In 1975, Chadderton retired from the force and bought the bar and building from Henderson.

“In the matter of a day, Freddy not only became [Seat Covers’s] boss, but his landlord!” Sheets said, who spent countless hours with Severino.

Owner Frank Yost is the last in a line of owners of Freddy's Bar, which will close after a “good run” on Friday.
The Brooklyn Papers / Rebecca Cetta

It was during the Freddy’s era that the bar became a hang out for the boys in blue and firefighters. Employees over at the Daily News building between Sixth and Carlton avenues on Dean Street — now condos called Newswalk — also came by.

As a possible result, the bar became rowdy.

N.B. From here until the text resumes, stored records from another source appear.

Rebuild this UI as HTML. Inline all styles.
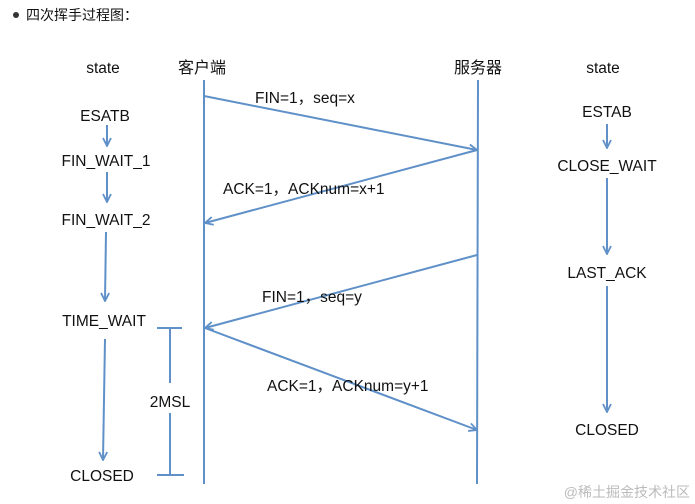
<!DOCTYPE html>
<html><head><meta charset="utf-8"><style>
html,body{margin:0;padding:0;background:#fff;width:695px;height:504px;overflow:hidden}
svg text{font-family:"Liberation Sans","Noto Sans CJK SC",sans-serif;fill:#111}
</style></head><body>
<svg width="695" height="504" viewBox="0 0 695 504" xmlns="http://www.w3.org/2000/svg">
<defs>
<marker id="a" markerWidth="10" markerHeight="10" refX="9" refY="5" orient="auto" markerUnits="userSpaceOnUse">
<path d="M1,1 L9,5 L1,9" fill="none" stroke="#5f90c8" stroke-width="1.8"/>
</marker>
</defs>
<circle cx="16" cy="15" r="3" fill="#333"/>
<text x="26" y="20" font-size="14" fill="#333">四次挥手过程图：</text>

<text x="103" y="73" font-size="15.5" text-anchor="middle">state</text>
<text x="202" y="73" font-size="16" text-anchor="middle">客户端</text>
<text x="478" y="73" font-size="16" text-anchor="middle">服务器</text>
<text x="603" y="73" font-size="15.5" text-anchor="middle">state</text>

<g stroke="#5f90c8" stroke-width="2" fill="none">
<line x1="204" y1="80" x2="204" y2="484"/>
<line x1="478" y1="80" x2="477" y2="484"/>
<line x1="204" y1="96" x2="477" y2="150" marker-end="url(#a)"/>
<line x1="477" y1="150" x2="205" y2="223" marker-end="url(#a)"/>
<line x1="477" y1="255" x2="205" y2="328" marker-end="url(#a)"/>
<line x1="205" y1="328" x2="477" y2="430" marker-end="url(#a)"/>
<line x1="107" y1="125" x2="107" y2="146" marker-end="url(#a)"/>
<line x1="107" y1="172" x2="107" y2="202" marker-end="url(#a)"/>
<line x1="106" y1="232" x2="105" y2="301" marker-end="url(#a)"/>
<line x1="105" y1="339" x2="103" y2="460" marker-end="url(#a)"/>
<line x1="607" y1="124" x2="607" y2="148" marker-end="url(#a)"/>
<line x1="607" y1="178" x2="607" y2="254" marker-end="url(#a)"/>
<line x1="607" y1="286" x2="607" y2="412" marker-end="url(#a)"/>
<line x1="157" y1="328" x2="182" y2="328"/>
<line x1="170" y1="328" x2="170" y2="383"/>
<line x1="170" y1="413" x2="170" y2="475"/>
<line x1="157" y1="475" x2="184" y2="475"/>
</g>

<g font-size="15.5" text-anchor="middle">
<text x="105" y="121">ESATB</text>
<text x="106" y="166">FIN_WAIT_1</text>
<text x="106" y="225">FIN_WAIT_2</text>
<text x="104" y="326">TIME_WAIT</text>
<text x="102" y="481">CLOSED</text>
<text x="170" y="407">2MSL</text>
<text x="607" y="117">ESTAB</text>
<text x="607" y="171">CLOSE_WAIT</text>
<text x="607" y="278">LAST_ACK</text>
<text x="607" y="435">CLOSED</text>
</g>
<g font-size="15.5">
<text x="255" y="103">FIN=1，seq=x</text>
<text x="223" y="194">ACK=1，ACKnum=x+1</text>
<text x="262" y="302">FIN=1，seq=y</text>
<text x="267" y="391">ACK=1，ACKnum=y+1</text>
</g>
<text x="690" y="497" font-size="14" text-anchor="end" style="fill:#bbb">@稀土掘金技术社区</text>
</svg>
</body></html>
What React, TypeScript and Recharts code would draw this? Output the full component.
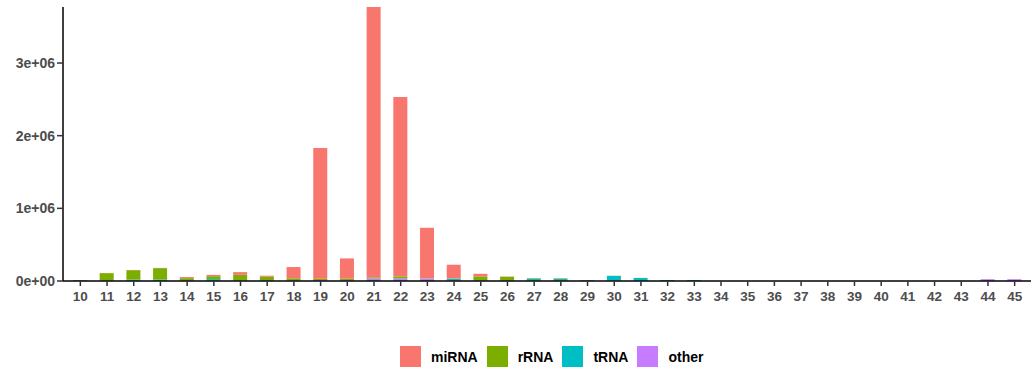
import React from 'react'
import { BarChart, Bar, XAxis, YAxis, Legend } from 'recharts'

// read lengths 10..45
const lengths = ['10', '11', '12', '13', '14', '15', '16', '17', '18', '19', '20', '21', '22', '23', '24', '25', '26', '27',
  '28', '29', '30', '31', '32', '33', '34', '35', '36', '37', '38', '39', '40', '41', '42', '43', '44', '45']

const miRNA = [0, 3000, 3000, 3000, 15000, 18000, 37000, 14000, 155000, 1800000, 280000, 3720000, 2470000, 695000, 190000, 35000, 3000, 2000,
  2000, 0, 0, 0, 0, 0, 0, 0, 0, 0, 0, 0, 0, 0, 0, 0, 0, 0]
const rRNA = [0, 100000, 130000, 158000, 30000, 40000, 75000, 52000, 28000, 18000, 18000, 15000, 28000, 4000, 4000, 55000, 52000, 8000,
  8000, 0, 2000, 1000, 0, 0, 0, 0, 0, 0, 0, 0, 0, 0, 0, 0, 0, 0]
const tRNA = [0, 3000, 15000, 15000, 5000, 20000, 4000, 3000, 3000, 3000, 3000, 4000, 4000, 3000, 18000, 3000, 3000, 24000,
  22000, 2000, 64000, 40000, 12000, 12000, 0, 0, 0, 0, 0, 0, 0, 0, 0, 0, 0, 0]
const other = [12000, 5000, 4000, 4000, 4000, 6000, 6000, 4000, 6000, 10000, 10000, 32000, 32000, 30000, 12000, 6000, 4000, 6000,
  6000, 10000, 6000, 2000, 1000, 1000, 0, 0, 0, 0, 0, 0, 0, 0, 0, 0, 25000, 25000]

const yTicks = [0, 1000000, 2000000, 3000000]

// stacked bottom -> top
const series = [
  { key: 'other', color: '#C77CFF' },
  { key: 'tRNA', color: '#00BFC4' },
  { key: 'rRNA', color: '#7CAE00' },
  { key: 'miRNA', color: '#F8766D' },
]
const legendOrder = ['miRNA', 'rRNA', 'tRNA', 'other']

const data = lengths.map((len, i) => ({
  len,
  miRNA: miRNA[i],
  rRNA: rRNA[i],
  tRNA: tRNA[i],
  other: other[i],
}))

const font = '"Liberation Sans", Arial, sans-serif'
const yTickStyle = { fontFamily: font, fontSize: 14, fontWeight: 700, fill: '#4D4D4D' }
const xTickStyle = { fontFamily: font, fontSize: 13.5, fontWeight: 700, fill: '#4D4D4D' }

const fmtY = (v: number) => (v === 0 ? '0e+00' : `${v / 1000000}e+06`)

function LegendBox() {
  return (
    <div style={{ display: 'flex', alignItems: 'center', fontFamily: font, fontSize: 14, fontWeight: 700, color: '#000' }}>
      {legendOrder.map(name => {
        const s = series.find(x => x.key === name)!
        return (
          <div key={name} style={{ display: 'flex', alignItems: 'center', marginRight: 9 }}>
            <span style={{ width: 21, height: 21, background: s.color, marginRight: 10, display: 'inline-block' }} />
            <span>{name}</span>
          </div>
        )
      })}
    </div>
  )
}

export default function App() {
  return (
    <div style={{ position: 'absolute', left: 0, top: 0, width: 1032, height: 372, background: '#fff' }}>
      <BarChart width={1032} height={372} data={data} margin={{ top: 7, right: 1, left: 0, bottom: 61 }} barCategoryGap={0}>
        <XAxis
          dataKey="len"
          interval={0}
          height={30}
          tick={xTickStyle}
          tickSize={5}
          tickMargin={5}
          padding={{ left: 4, right: 3 }}
          axisLine={{ stroke: '#000', strokeWidth: 1.5 }}
          tickLine={{ stroke: '#333', strokeWidth: 1.5 }}
        />
        <YAxis
          width={63}
          domain={[0, 'dataMax']}
          ticks={yTicks}
          tickFormatter={fmtY}
          tick={yTickStyle}
          tickSize={6}
          tickMargin={2}
          axisLine={{ stroke: '#000', strokeWidth: 1.5 }}
          tickLine={{ stroke: '#333', strokeWidth: 1.5 }}
        />
        <Legend
          layout="horizontal"
          verticalAlign="middle"
          align="center"
          wrapperStyle={{ top: 346, left: 400, width: 'auto' }}
          content={() => <LegendBox />}
        />
        {series.map(s => (
          <Bar key={s.key} dataKey={s.key} stackId="a" fill={s.color} barSize={14} isAnimationActive={false} />
        ))}
      </BarChart>
    </div>
  )
}
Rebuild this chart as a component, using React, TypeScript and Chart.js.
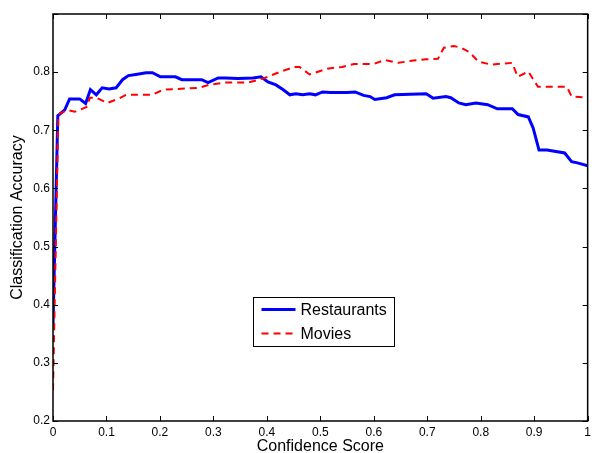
import React, { useEffect, useRef } from 'react';
import { Chart, registerables } from 'chart.js';

Chart.register(...registerables);

// ---- data ----
const seriesNames = ['Restaurants', 'Movies'];

const restaurantsConfidence = [
  0, 0.009, 0.022, 0.031, 0.05, 0.061, 0.07, 0.081, 0.092, 0.105, 0.118, 0.13, 0.141, 0.155,
  0.174, 0.186, 0.201, 0.229, 0.241, 0.278, 0.29, 0.309, 0.322, 0.346, 0.374, 0.389, 0.402,
  0.417, 0.43, 0.443, 0.454, 0.467, 0.48, 0.491, 0.504, 0.519, 0.55, 0.565, 0.581, 0.593,
  0.602, 0.624, 0.639, 0.698, 0.711, 0.735, 0.744, 0.759, 0.772, 0.791, 0.813, 0.831, 0.859,
  0.87, 0.889, 0.898, 0.909, 0.924, 0.957, 0.97, 0.981, 1.0,
];
const restaurantsAccuracy = [
  0.365, 0.725, 0.735, 0.754, 0.754, 0.746, 0.77, 0.761, 0.773, 0.771, 0.773, 0.787, 0.794, 0.796,
  0.799, 0.799, 0.792, 0.792, 0.787, 0.787, 0.782, 0.79, 0.79, 0.789, 0.79, 0.792, 0.783,
  0.778, 0.77, 0.761, 0.763, 0.761, 0.763, 0.761, 0.766, 0.765, 0.765, 0.766, 0.76, 0.758,
  0.753, 0.756, 0.761, 0.763, 0.755, 0.758, 0.756, 0.747, 0.744, 0.747, 0.744, 0.737, 0.737,
  0.727, 0.723, 0.704, 0.666, 0.666, 0.661, 0.646, 0.644, 0.639,
];

const moviesConfidence = [
  0, 0.01, 0.026, 0.041, 0.063, 0.069, 0.081, 0.102, 0.124, 0.137, 0.185, 0.207, 0.272, 0.291,
  0.322, 0.365, 0.396, 0.426, 0.452, 0.461, 0.48, 0.513, 0.541, 0.563, 0.6, 0.62, 0.646, 0.674,
  0.698, 0.72, 0.731, 0.75, 0.763, 0.778, 0.796, 0.819, 0.859, 0.869, 0.889, 0.907, 0.961,
  0.97, 1.0,
];
const moviesAccuracy = [
  0.253, 0.727, 0.735, 0.732, 0.74, 0.756, 0.756, 0.747, 0.755, 0.761, 0.761, 0.77, 0.773, 0.778,
  0.782, 0.782, 0.79, 0.801, 0.809, 0.809, 0.796, 0.806, 0.809, 0.814, 0.814, 0.821, 0.816, 0.82,
  0.822, 0.823, 0.842, 0.845, 0.842, 0.835, 0.818, 0.813, 0.816, 0.792, 0.801, 0.775, 0.775,
  0.758, 0.756,
];

const xTickLabels = ['0', '0.1', '0.2', '0.3', '0.4', '0.5', '0.6', '0.7', '0.8', '0.9', '1'];
const yTickLabels = ['0.2', '0.3', '0.4', '0.5', '0.6', '0.7', '0.8', ''];
const xAxisTitle = 'Confidence Score';
const yAxisTitle = 'Classification Accuracy';

const FONT = "'Liberation Sans', Arial, Helvetica, sans-serif";

const toPoints = (xs: number[], ys: number[]) => xs.map((x, i) => ({ x, y: ys[i] }));

const framePlugin = {
  id: 'matlabFrame',
  afterDraw(chart: any) {
    const { ctx, chartArea: a, scales } = chart;
    const xs = scales.x;
    const ys = scales.y;
    ctx.save();
    ctx.strokeStyle = '#000';
    ctx.lineWidth = 1;
    ctx.beginPath();
    const tl = 5;
    xs.ticks.forEach((t: any) => {
      const px = Math.round(xs.getPixelForValue(t.value)) + 0.5;
      ctx.moveTo(px, a.bottom);
      ctx.lineTo(px, a.bottom - tl);
      ctx.moveTo(px, a.top);
      ctx.lineTo(px, a.top + tl);
    });
    ys.ticks.forEach((t: any) => {
      const py = Math.round(ys.getPixelForValue(t.value)) + 0.5;
      ctx.moveTo(a.left, py);
      ctx.lineTo(a.left + tl, py);
      ctx.moveTo(a.right, py);
      ctx.lineTo(a.right - tl, py);
    });
    ctx.stroke();
    ctx.lineWidth = 1.5;
    ctx.strokeRect(a.left, a.top, a.right - a.left, a.bottom - a.top);

    // legend box
    const bx = a.left + 200.5;
    const by = a.top + 283.5;
    const bw = 141;
    const bh = 49;
    ctx.fillStyle = '#fff';
    ctx.fillRect(bx, by, bw, bh);
    ctx.lineWidth = 1;
    ctx.strokeRect(bx, by, bw, bh);
    ctx.font = `16px ${FONT}`;
    ctx.textBaseline = 'middle';
    ctx.textAlign = 'left';
    chart.data.datasets.forEach((ds: any, i: number) => {
      const cy = by + 12 + i * 24;
      ctx.save();
      ctx.strokeStyle = ds.borderColor;
      ctx.lineWidth = ds.borderWidth;
      ctx.setLineDash(ds.borderDash || []);
      ctx.beginPath();
      ctx.moveTo(bx + 8, cy);
      ctx.lineTo(bx + 42, cy);
      ctx.stroke();
      ctx.restore();
      ctx.fillStyle = '#000';
      ctx.fillText(ds.label, bx + 47, cy + 1);
    });
    ctx.restore();
  },
};

export default function App() {
  const ref = useRef<HTMLCanvasElement | null>(null);

  useEffect(() => {
    if (!ref.current) return;
    const chart = new Chart(ref.current, {
      type: 'line',
      data: {
        datasets: [
          {
            label: seriesNames[0],
            data: toPoints(restaurantsConfidence, restaurantsAccuracy),
            borderColor: '#0000ff',
            borderWidth: 3,
            pointRadius: 0,
            tension: 0,
            fill: false,
            order: 1,
          },
          {
            label: seriesNames[1],
            data: toPoints(moviesConfidence, moviesAccuracy),
            borderColor: '#ff0000',
            borderWidth: 2,
            borderDash: [7, 5],
            pointRadius: 0,
            tension: 0,
            fill: false,
            order: 0,
          },
        ],
      },
      options: {
        animation: false,
        responsive: true,
        maintainAspectRatio: false,
        layout: { padding: { left: 0, right: 2, top: 14, bottom: 0 } },
        plugins: {
          legend: { display: false },
          tooltip: { enabled: false },
          title: { display: false },
        },
        scales: {
          x: {
            type: 'linear',
            min: 0,
            max: 1,
            grid: { display: false, drawTicks: false },
            border: { display: false },
            ticks: {
              stepSize: 0.1,
              autoSkip: false,
              maxRotation: 0,
              padding: 4,
              color: '#000',
              font: { family: FONT, size: 12 },
              callback: (_v: any, i: number) => xTickLabels[i] ?? '',
            },
            title: {
              display: true,
              text: xAxisTitle,
              color: '#000',
              font: { family: FONT, size: 16 },
              padding: { top: 0, bottom: -3.6 },
            },
            afterFit: (s: any) => {
              s.height = 32;
            },
          },
          y: {
            type: 'linear',
            min: 0.2,
            max: 0.9,
            grid: { display: false, drawTicks: false },
            border: { display: false },
            ticks: {
              stepSize: 0.1,
              autoSkip: false,
              padding: 3,
              color: '#000',
              font: { family: FONT, size: 12 },
              callback: (_v: any, i: number) => yTickLabels[i] ?? '',
            },
            title: {
              display: true,
              text: yAxisTitle,
              color: '#000',
              font: { family: FONT, size: 16 },
              padding: { top: 8.4, bottom: 0 },
            },
            afterFit: (s: any) => {
              s.width = 53;
            },
          },
        },
      },
      plugins: [framePlugin],
    });
    return () => chart.destroy();
  }, []);

  return (
    <div style={{ position: 'absolute', left: 0, top: 0, width: 595, height: 453, background: '#fff' }}>
      <canvas ref={ref} />
    </div>
  );
}
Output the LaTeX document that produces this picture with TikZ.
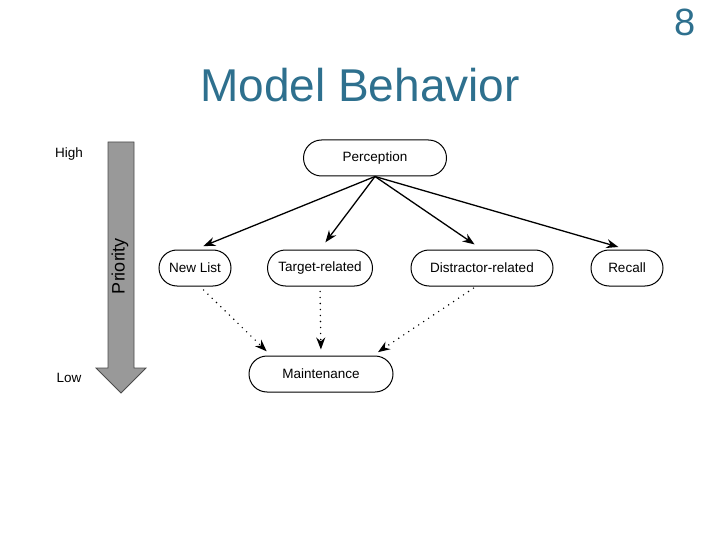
\documentclass[tikz,border=0pt]{standalone}
\usepackage{fontspec}
\setmainfont{Liberation Sans}
\usepackage{tikz}
\usetikzlibrary{positioning,arrows.meta}
\usepackage{xcolor}
\definecolor{titleblue}{RGB}{46,112,142}

\begin{document}
\begin{tikzpicture}[x=1pt,y=-1pt,>={Stealth[length=12pt,width=9pt]},
  box/.style={draw,line width=1pt,rounded corners=18pt,minimum height=36pt,font=\fontsize{13.5}{16}\selectfont},
  dots/.style={line width=1.6pt,dash pattern=on 0pt off 6pt,line cap=round}]
\useasboundingbox (0,0) rectangle (720,540);
\node[text=titleblue,font=\fontsize{38}{40}\selectfont] (pg) at (685,22) {8};
\node[text=titleblue,font=\fontsize{46}{50}\selectfont] (title) at (360,85) {Model Behavior};
% priority arrow
\draw[fill=black!40,draw=black!70,line width=0.8pt] (108,142) -- (134,142) -- (134,368) -- (146,368) -- (121,393) -- (96,368) -- (108,368) -- cycle;
\node[rotate=90,font=\fontsize{18}{20}\selectfont] (prio) at (120,266) {Priority};
\node[font=\fontsize{13.5}{16}\selectfont] (hi) at (69,154) {High};
\node[font=\fontsize{13.5}{16}\selectfont] (lo) at (69,378) {Low};
% nodes
\node[box,minimum width=143pt] (per) at (375,158) {Perception};
\node[box,minimum width=72pt] (nl) at (195,268) {New List};
\node[box,minimum width=105pt] (tr) at (320,268) {Target-related};
\node[box,minimum width=142pt] (dr) at (482,268) {Distractor-related};
\node[box,minimum width=72pt] (rc) at (627,268) {Recall};
\node[box,minimum width=144pt] (mt) at (321,374) {Maintenance};
% arrows
\foreach \n in {nl,tr,dr,rc}
  \draw[->,line width=1.3pt,shorten >=9pt] (per.south) -- (\n.north);
\draw[->,dots,shorten <=5pt,shorten >=6pt] ([xshift=5pt]nl.south) -- ([xshift=-50pt]mt.north);
\draw[->,dots,shorten <=5pt,shorten >=6pt] (tr.south) -- (mt.north);
\draw[->,dots,shorten <=3pt,shorten >=6pt] ([xshift=-6pt]dr.south) -- ([xshift=52pt]mt.north);
\end{tikzpicture}
\end{document}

“At the time, Dean between Flatbush and Sixth avenues became quite a hotbed of prostitution,” said Sheets. “They were the biggest clients, the cops! And the firemen, too.”

Cops would hold meetings in what is now the back room, sitting in old church pews that Freddy had brought in. Seat Covers would cook cheap bar food while also serving drinks.

Freddy used to entertain himself by “making it rain,” 1970s style, his wife, Dorothy recalled. She said Freddy would sit their eldest son beside a fan on top of a phone booth in the corner, hand him a wad of cash and let it blow all over the bar — an amusement that elicited plenty of robotic curse words from Henderson, who still hung around.

In 1996, Freddy was getting old, the Daily News had moved out — so he sold the place for $35,000 to Frank Yost — only $10,000 more than what he bought it for. Chadderton’s sons wanted to buy the place to turn it into a music venue, but he said no. He didn’t want his old bar turning into a club.

Now that the place was in Yost’s hands, Sheets, who started tending bar, and others commenced the difficult work of getting rid of the cop clientele.

“There was a lot of concern that if anything happened at three in the morning, would anyone from the precinct come to our aid?” Sheets said. “I’m not a teacher and you’re not my students, stop acting like kids. You [cops] ask me to put up with all this, then you don’t pay me. They were terrible tippers.”

And so Freddy’s began evolving into the bar that will close this week. Seat Covers still made his way downstairs for his morning “nips.” Everyday he would double-park his 1970 black Mercury out front after running errands and lament the terrible parking situation on Dean Street while he drank.

Then in 2003, came the news about the Atlantic Yards, and that Bruce Ratner was looking to buy everyone’s property in the footprint. Over the next seven years, the buildings nearby would be emptied, and Freddy’s would go from being a neighborhood dive to a destination, even for people as far away as Manhattan.

Some regulars bristled at the newcomers, but they kept the place afloat.

“In a way, I liked the fact that there were hipsters populating the place at 3 or 4 in the morning,” Sheets said. “It provided a sense of security that someone was there — it didn’t look abandoned, which in fact it was.”

But while the hipsters partied on the weekends, Yards opponents gathered there to organize protests, paint banners, and parse legal documents.

Last week, Yost finally took an offer from Ratner, and will be moving to a new location at Fourth Avenue and Union Street.

“For me, those rooms at Freddy’s, and up and down the block, there are ghosts — voices echoing all over the place,” Sheets said. “For lots of people to have that taken away — it’s not the end of the world — but it hurts. It’s very emotional for a lot of people. It’s not just me.”

Alec Betterly and Jamie Munro chained themselves to the bar earlier this year.